- **Exercise requirements**: Make an exact copy of the lines, leaving the pictures out.

- **Given material**:
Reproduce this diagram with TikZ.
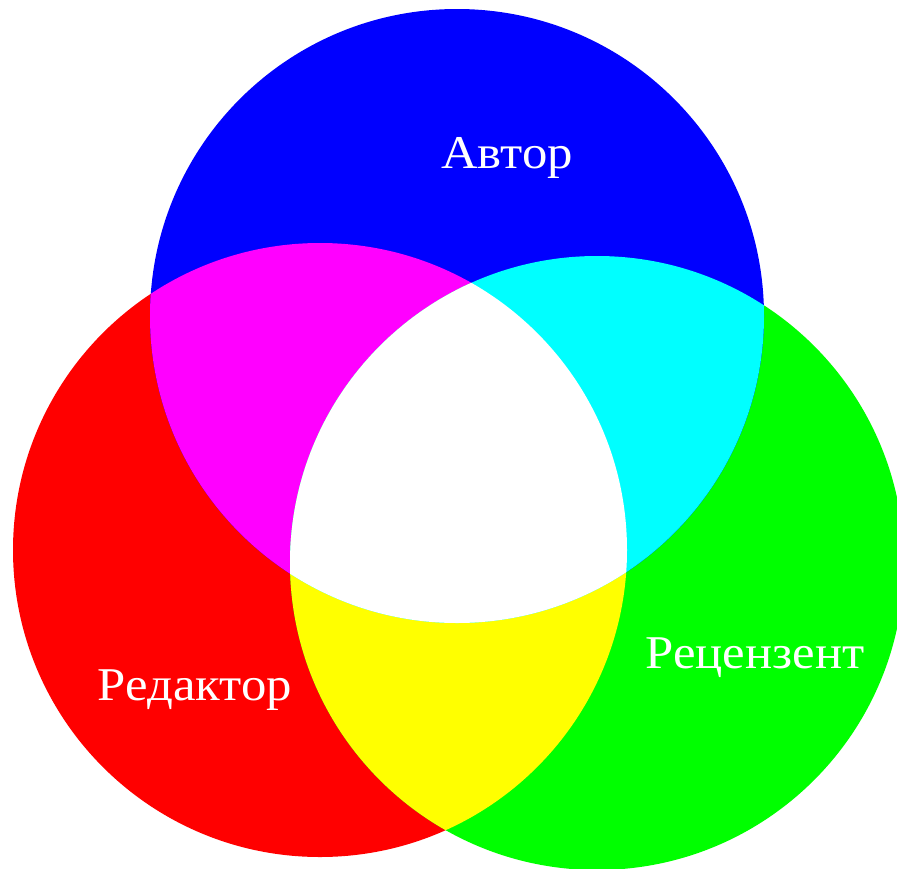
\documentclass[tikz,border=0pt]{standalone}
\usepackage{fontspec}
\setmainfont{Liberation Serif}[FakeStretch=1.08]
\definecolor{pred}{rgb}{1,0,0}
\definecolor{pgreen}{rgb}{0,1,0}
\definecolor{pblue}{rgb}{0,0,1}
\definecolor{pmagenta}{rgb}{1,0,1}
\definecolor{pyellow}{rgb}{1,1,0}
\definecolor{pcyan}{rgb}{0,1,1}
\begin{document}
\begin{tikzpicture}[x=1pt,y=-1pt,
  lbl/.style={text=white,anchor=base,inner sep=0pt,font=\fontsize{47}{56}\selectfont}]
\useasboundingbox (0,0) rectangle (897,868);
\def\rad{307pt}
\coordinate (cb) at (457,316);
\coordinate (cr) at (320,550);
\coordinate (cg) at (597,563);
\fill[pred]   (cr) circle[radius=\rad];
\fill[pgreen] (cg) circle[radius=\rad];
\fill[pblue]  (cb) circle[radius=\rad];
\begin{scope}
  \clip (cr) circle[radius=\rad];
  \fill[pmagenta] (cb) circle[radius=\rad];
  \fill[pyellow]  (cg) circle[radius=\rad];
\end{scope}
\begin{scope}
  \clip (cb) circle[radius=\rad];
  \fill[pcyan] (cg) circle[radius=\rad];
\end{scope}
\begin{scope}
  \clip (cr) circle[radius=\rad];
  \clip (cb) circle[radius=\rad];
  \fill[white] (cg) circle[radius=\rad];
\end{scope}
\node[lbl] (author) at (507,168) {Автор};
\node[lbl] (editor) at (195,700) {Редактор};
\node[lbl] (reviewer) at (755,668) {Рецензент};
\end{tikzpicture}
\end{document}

- **The result**:
Reproduce this diagram with TikZ.
\documentclass[tikz,border=0pt]{standalone}
\usepackage{fontspec}
\setmainfont{Liberation Serif}[FakeStretch=1.08]
\definecolor{pred}{rgb}{1,0,0}
\definecolor{pgreen}{rgb}{0,1,0}
\definecolor{pblue}{rgb}{0,0,1}
\definecolor{pmagenta}{rgb}{1,0,1}
\definecolor{pyellow}{rgb}{1,1,0}
\definecolor{pcyan}{rgb}{0,1,1}
\begin{document}
\begin{tikzpicture}[x=1pt,y=-1pt,
  lbl/.style={text=white,anchor=base,inner sep=0pt,font=\fontsize{47}{56}\selectfont}]
\useasboundingbox (0,0) rectangle (897,868);
\def\rad{307pt}
\coordinate (cb) at (457,316);
\coordinate (cr) at (320,550);
\coordinate (cg) at (597,563);
\fill[pred]   (cr) circle[radius=\rad];
\fill[pgreen] (cg) circle[radius=\rad];
\fill[pblue]  (cb) circle[radius=\rad];
\begin{scope}
  \clip (cr) circle[radius=\rad];
  \fill[pmagenta] (cb) circle[radius=\rad];
  \fill[pyellow]  (cg) circle[radius=\rad];
\end{scope}
\begin{scope}
  \clip (cb) circle[radius=\rad];
  \fill[pcyan] (cg) circle[radius=\rad];
\end{scope}
\begin{scope}
  \clip (cr) circle[radius=\rad];
  \clip (cb) circle[radius=\rad];
  \fill[white] (cg) circle[radius=\rad];
\end{scope}
\node[lbl] (author) at (507,168) {Автор};
\node[lbl] (editor) at (195,700) {Редактор};
\node[lbl] (reviewer) at (755,668) {Рецензент};
\end{tikzpicture}
\end{document}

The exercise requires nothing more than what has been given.